FHM executives insisted its 7.1% newsstand decline is due to a delayed on-sale date of its February issue; ABC data did not contain issue-by-issue sales information. Maxim's newsstand sales fell 15.8%, but sibling title Stuff fared the worst. Newsstand sales fell 19.3%, and it failed to meet its rate base-the circulation guaranteed to advertisers.

Elsewhere, results at the likes of Hearst Magazines' Cosmopolitan and Conde Nast Publications' Glamour and Lucky suggest twentysomething women are back buying magazines. (They're Us Weekly's target audience, too.) Glamour reversed recent declines by pumping up newsstand sales 9.2% to 972,769, and shopping title Lucky showed no signs of heat loss via newsstand gains of 15.6%. Hearst's Cosmo saw its single-copy sales rise 7.6% to just over 2 million.


Traditional women's service magazines remained challenged on the newsstands-with the notable exception of Hearst's Good Housekeeping, which eked out a 1.2% gain.

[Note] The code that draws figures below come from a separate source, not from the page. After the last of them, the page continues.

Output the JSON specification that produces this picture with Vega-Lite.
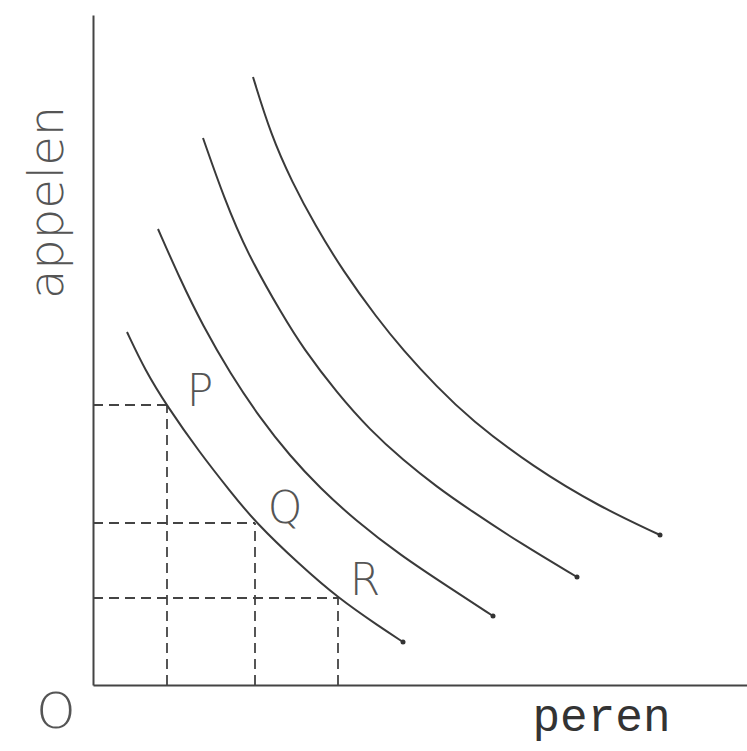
{
  "$schema": "https://vega.github.io/schema/vega-lite/v6.json",
  "width": 654,
  "height": 670,
  "autosize": "none",
  "padding": {"left": 93, "top": 15, "right": 0, "bottom": 66},
  "background": "white",
  "config": {"view": {"stroke": null}},
  "datasets": {
    "curves": [
      {"curve": "I1", "o": 1, "peren": 34, "appelen": 353},
      {"curve": "I1", "o": 2, "peren": 52, "appelen": 315},
      {"curve": "I1", "o": 3, "peren": 74, "appelen": 279},
      {"curve": "I1", "o": 4, "peren": 107, "appelen": 232},
      {"curve": "I1", "o": 5, "peren": 137, "appelen": 194},
      {"curve": "I1", "o": 6, "peren": 162, "appelen": 163},
      {"curve": "I1", "o": 7, "peren": 207, "appelen": 120},
      {"curve": "I1", "o": 8, "peren": 245, "appelen": 87},
      {"curve": "I1", "o": 9, "peren": 287, "appelen": 58},
      {"curve": "I1", "o": 10, "peren": 310, "appelen": 43},
      {"curve": "I2", "o": 1, "peren": 65, "appelen": 456},
      {"curve": "I2", "o": 2, "peren": 87, "appelen": 406},
      {"curve": "I2", "o": 3, "peren": 110, "appelen": 359},
      {"curve": "I2", "o": 4, "peren": 137, "appelen": 312},
      {"curve": "I2", "o": 5, "peren": 167, "appelen": 267},
      {"curve": "I2", "o": 6, "peren": 197, "appelen": 229},
      {"curve": "I2", "o": 7, "peren": 227, "appelen": 197},
      {"curve": "I2", "o": 8, "peren": 262, "appelen": 165},
      {"curve": "I2", "o": 9, "peren": 307, "appelen": 130},
      {"curve": "I2", "o": 10, "peren": 357, "appelen": 97},
      {"curve": "I2", "o": 11, "peren": 400, "appelen": 69},
      {"curve": "I3", "o": 1, "peren": 110, "appelen": 547},
      {"curve": "I3", "o": 2, "peren": 131, "appelen": 487},
      {"curve": "I3", "o": 3, "peren": 154, "appelen": 432},
      {"curve": "I3", "o": 4, "peren": 190, "appelen": 369},
      {"curve": "I3", "o": 5, "peren": 210, "appelen": 337},
      {"curve": "I3", "o": 6, "peren": 244, "appelen": 292},
      {"curve": "I3", "o": 7, "peren": 277, "appelen": 255},
      {"curve": "I3", "o": 8, "peren": 310, "appelen": 225},
      {"curve": "I3", "o": 9, "peren": 344, "appelen": 198},
      {"curve": "I3", "o": 10, "peren": 377, "appelen": 175},
      {"curve": "I3", "o": 11, "peren": 427, "appelen": 142},
      {"curve": "I3", "o": 12, "peren": 484, "appelen": 108},
      {"curve": "I4", "o": 1, "peren": 160, "appelen": 608},
      {"curve": "I4", "o": 2, "peren": 178, "appelen": 550},
      {"curve": "I4", "o": 3, "peren": 199, "appelen": 503},
      {"curve": "I4", "o": 4, "peren": 222, "appelen": 460},
      {"curve": "I4", "o": 5, "peren": 250, "appelen": 414},
      {"curve": "I4", "o": 6, "peren": 284, "appelen": 367},
      {"curve": "I4", "o": 7, "peren": 310, "appelen": 335},
      {"curve": "I4", "o": 8, "peren": 344, "appelen": 298},
      {"curve": "I4", "o": 9, "peren": 377, "appelen": 266},
      {"curve": "I4", "o": 10, "peren": 440, "appelen": 218},
      {"curve": "I4", "o": 11, "peren": 507, "appelen": 178},
      {"curve": "I4", "o": 12, "peren": 567, "appelen": 150}
    ],
    "ends": [
      {"peren": 310, "appelen": 43},
      {"peren": 400, "appelen": 69},
      {"peren": 484, "appelen": 108},
      {"peren": 567, "appelen": 150}
    ],
    "guides": [
      {"x": 0, "x2": 74, "y": 280, "y2": 280},
      {"x": 74, "x2": 74, "y": 0, "y2": 280},
      {"x": 0, "x2": 162, "y": 162, "y2": 162},
      {"x": 162, "x2": 162, "y": 0, "y2": 162},
      {"x": 0, "x2": 245, "y": 87, "y2": 87},
      {"x": 245, "x2": 245, "y": 0, "y2": 87}
    ],
    "labels": [
      {"label": "P", "peren": 107, "appelen": 292},
      {"label": "Q", "peren": 192, "appelen": 175},
      {"label": "R", "peren": 272, "appelen": 103}
    ],
    "origin": [
      {"label": "O", "peren": -37, "appelen": -28}
    ]
  },
  "layer": [
    {
      "data": {"name": "guides"},
      "mark": {"type": "rule", "strokeDash": [10, 6], "strokeWidth": 1.8, "color": "#444"},
      "encoding": {
        "x": {"field": "x", "type": "quantitative", "scale": {"domain": [0, 654], "nice": false, "zero": false},
          "axis": {"domain": true, "domainColor": "#444", "domainWidth": 2, "ticks": false, "labels": false, "grid": false,
            "title": "peren", "titleFont": "Liberation Mono", "titleFontSize": 46, "titleFontWeight": "normal", "titleColor": "#333",
            "titleX": 508, "titleY": 45, "titleAlign": "center", "titleBaseline": "alphabetic"}},
        "x2": {"field": "x2"},
        "y": {"field": "y", "type": "quantitative", "scale": {"domain": [0, 670], "nice": false, "zero": false},
          "axis": {"domain": true, "domainColor": "#444", "domainWidth": 2, "ticks": false, "labels": false, "grid": false,
            "title": "appelen", "titleFont": "DejaVu Sans", "titleFontSize": 48, "titleFontWeight": 200, "titleColor": "#555",
            "titleX": -31, "titleY": 187, "titleAngle": 270, "titleAlign": "center", "titleBaseline": "alphabetic"}},
        "y2": {"field": "y2"}
      }
    },
    {
      "data": {"name": "curves"},
      "mark": {"type": "line", "interpolate": "basis", "strokeWidth": 2, "color": "#3a3a3a"},
      "encoding": {
        "x": {"field": "peren", "type": "quantitative"},
        "y": {"field": "appelen", "type": "quantitative"},
        "detail": {"field": "curve"},
        "order": {"field": "o", "type": "quantitative"}
      }
    },
    {
      "data": {"name": "ends"},
      "mark": {"type": "point", "filled": true, "size": 25, "color": "#333", "opacity": 1},
      "encoding": {
        "x": {"field": "peren", "type": "quantitative"},
        "y": {"field": "appelen", "type": "quantitative"}
      }
    },
    {
      "data": {"name": "labels"},
      "mark": {"type": "text", "font": "DejaVu Sans", "fontSize": 44, "fontWeight": 200, "color": "#555", "align": "center", "baseline": "middle"},
      "encoding": {
        "x": {"field": "peren", "type": "quantitative"},
        "y": {"field": "appelen", "type": "quantitative"},
        "text": {"field": "label"}
      }
    },
    {
      "data": {"name": "origin"},
      "mark": {"type": "text", "font": "DejaVu Sans", "fontSize": 50, "fontWeight": 200, "color": "#555", "align": "center", "baseline": "middle"},
      "encoding": {
        "x": {"field": "peren", "type": "quantitative"},
        "y": {"field": "appelen", "type": "quantitative"},
        "text": {"field": "label"}
      }
    }
  ]
}
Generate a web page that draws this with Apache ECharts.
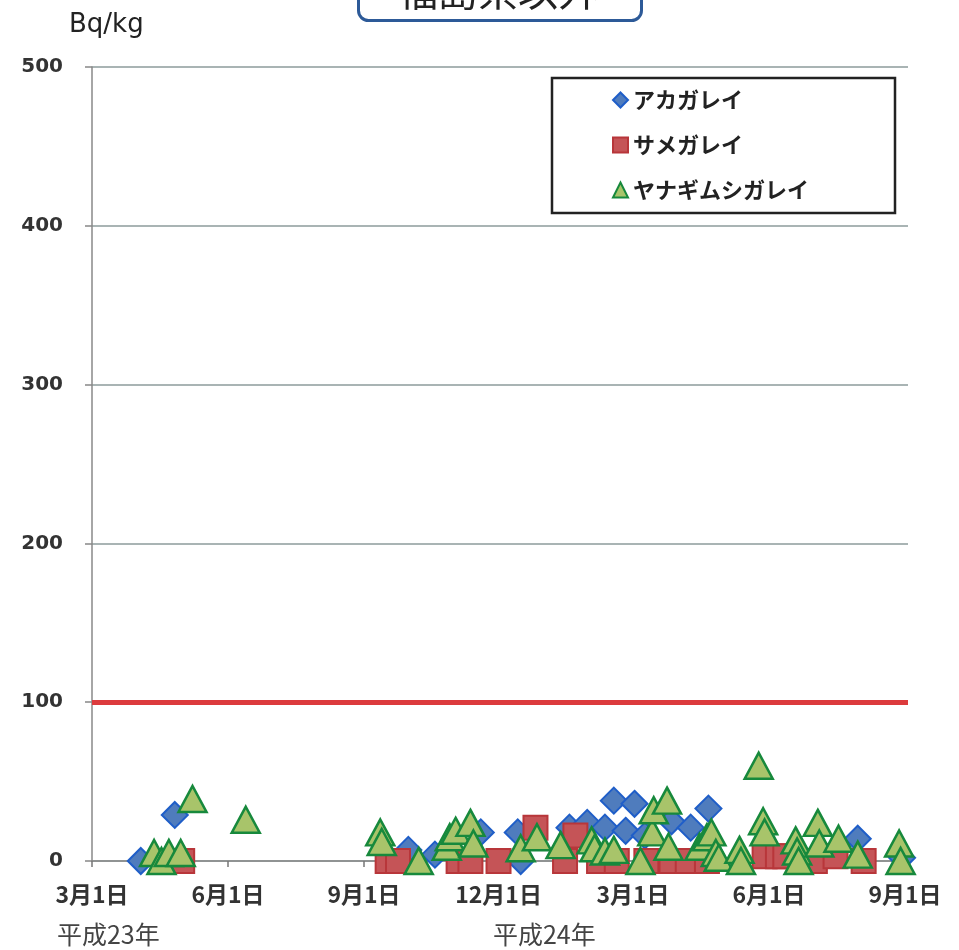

But Bauer's First for Women, often considered a low-cost take on women's service, saw its newsstand sales rise 16% to 1.4 million.

Hearst's Esquire and Conde Nast's GQ both turned in solid performances, with sales rising 13.9% and 23.8% respectively. Indie shelter title Dwell and indie urban-lad title King made noise, posting double-digit newsstand increases and overall gains of 30.3% and 52.2%.

Other titles that missed making rate base included World Publication's Saveur and Garden Design; Hachette Filipacchi Media U.S.'s American Photo; Primedia's Motorcyclist; Taunton Press's Fine Cooking; and indies Delicious Living, Mary Engelbreit's Home Companion and Vegetarian Times.